Minako Aino’s solo adventures come to a close after a series of repetitive stories and a Tuxedo Mask-like love interest named Phantom Ace.
I said in my review of volume one, and I’ll repeat it now as this is the last volume; Codename Sailor V‘s gag-comic format is better suited to Naoko Takeuchi’s skill set. In the context of this series, it doesn’t matter that we have three stories in a row about an enemy plotting to destroy the world by selling pets that are actually secret weapons, and it doesn’t matter that Minako uses virtually the same speech over and over again (with only the references changed) while admonishing them. Indeed, the repetitiveness is part of the humor, kind of like Little Britain.
It also doesn’t matter that Minako is a shallow character with no particular positives outside of athletic abilities, because she is just the clown, she is the instrument of humor, existing only to be laughed at and to move the plot (such as it is) forward.
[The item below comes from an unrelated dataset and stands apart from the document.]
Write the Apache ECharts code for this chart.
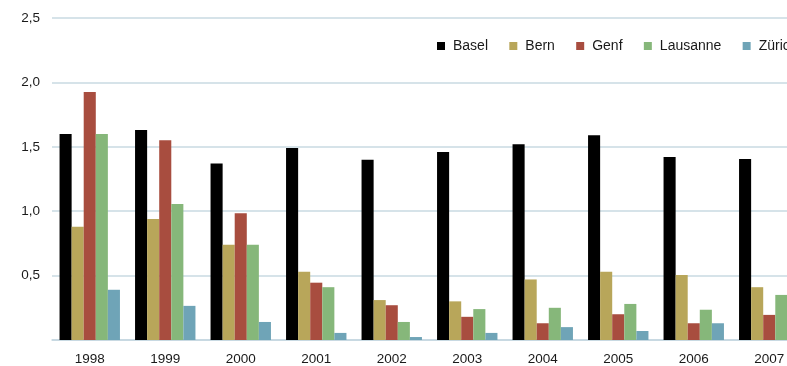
<!DOCTYPE html>
<html>
<head>
<meta charset="utf-8">
<script src="https://cdn.jsdelivr.net/npm/echarts@6/dist/echarts.min.js"></script>
<style>
  html, body { margin: 0; padding: 0; overflow: hidden; background: #fff; }
  #main { width: 815px; height: 366px; }
</style>
</head>
<body>
<div id="main"></div>
<script>
// Daten
var years = ['1998', '1999', '2000', '2001', '2002', '2003', '2004', '2005', '2006', '2007'];
var basel    = [1.60, 1.63, 1.37, 1.49, 1.40, 1.46, 1.52, 1.59, 1.42, 1.405];
var bern     = [0.88, 0.94, 0.74, 0.53, 0.31, 0.30, 0.47, 0.53, 0.505, 0.41];
var genf     = [1.925, 1.55, 0.985, 0.445, 0.27, 0.18, 0.13, 0.20, 0.13, 0.195];
var lausanne = [1.60, 1.055, 0.74, 0.41, 0.14, 0.24, 0.25, 0.28, 0.235, 0.35];
var zuerich  = [0.39, 0.265, 0.14, 0.055, 0.023, 0.055, 0.10, 0.07, 0.13, 0.085];
var yTicks = [0, 0.5, 1.0, 1.5, 2.0, 2.5];

var colors = ['#000000', '#B8A65A', '#A84D3F', '#86B77A', '#6FA4B7'];
var names = ['Basel', 'Bern', 'Genf', 'Lausanne', 'Zürich'];
var values = [basel, bern, genf, lausanne, zuerich];

var myChart = echarts.init(document.getElementById('main'));

var option = {
  animation: false,
  color: colors,
  textStyle: { fontFamily: 'Liberation Sans, Arial, sans-serif' },
  legend: {
    left: 432,
    top: 34,
    width: 400,
    icon: 'rect',
    itemWidth: 8,
    itemHeight: 8,
    itemGap: 21.3,
    textStyle: { fontSize: 14, color: '#1a1a1a', padding: [0, 0, 0, 3] },
    data: names
  },
  grid: {
    left: 52,
    right: 8,
    top: 18,
    bottom: 26
  },
  xAxis: {
    type: 'category',
    data: years,
    axisTick: { show: false },
    axisLine: { lineStyle: { color: '#C3D6DF', width: 1.5 } },
    axisLabel: { fontSize: 13.5, color: '#1a1a1a', margin: 12 }
  },
  yAxis: {
    type: 'value',
    min: yTicks[0],
    max: yTicks[yTicks.length - 1],
    interval: 0.5,
    axisLine: { show: false },
    axisTick: { show: false },
    splitLine: { lineStyle: { color: '#C8DAE2', width: 1.5 } },
    axisLabel: {
      fontSize: 13.5,
      color: '#1a1a1a',
      margin: 12,
      formatter: function (v) {
        return v === 0 ? '' : v.toFixed(1).replace('.', ',');
      }
    }
  },
  series: names.map(function (n, i) {
    return {
      name: n,
      type: 'bar',
      data: values[i],
      barGap: '0%',
      barCategoryGap: '20%'
    };
  })
};

myChart.setOption(option);
</script>
</body>
</html>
Also, because of the book’s quick pace, Takeuchi’s messy layouts aren’t really a problem. She doesn’t have to detail a long, complex event; only quick, silly ones, so her awkward storytelling techniques don’t show nearly as much.
Not a lot happens in this volume that didn’t happen in the previous one. There are a few more allusions to Sailor Moon, the series that started after but ran concurrently with Sailor V, but became much more successful. Not that you’d be missing anything as a Sailor Moon fan if you chose to skip this title. Sailor Moon is more or less a reboot of this manga, intended to be more ‘TV-series friendly,’ as such, Minako and Usagi are essentially the same character, and hit many of the same points, except that Minako does it alone.
Speaking of similarities, this volume introduces Sailor V’s mysterious love interest, Phantom Ace, clearly a ripoff of Tuxedo Mask, right down to his back story. I will say, however, their final encounter at the end, when all is revealed, is handled very well. Of the three volumes of Sailor Moon that I’ve read so far, I think that this scene is the most effective dramatic moment.
You don’t need to know Sailor Moon to read or understand Sailor V, nor do you need to read Sailor V if you want more out of Sailor Moon. It’s not a bad series, but it’s fairly run-of-the-mill for this genre. It’s worth reading if you have it at hand (or desperately love Sailor Moon and want anything related to it), but you’re not missing out on much if you skip it.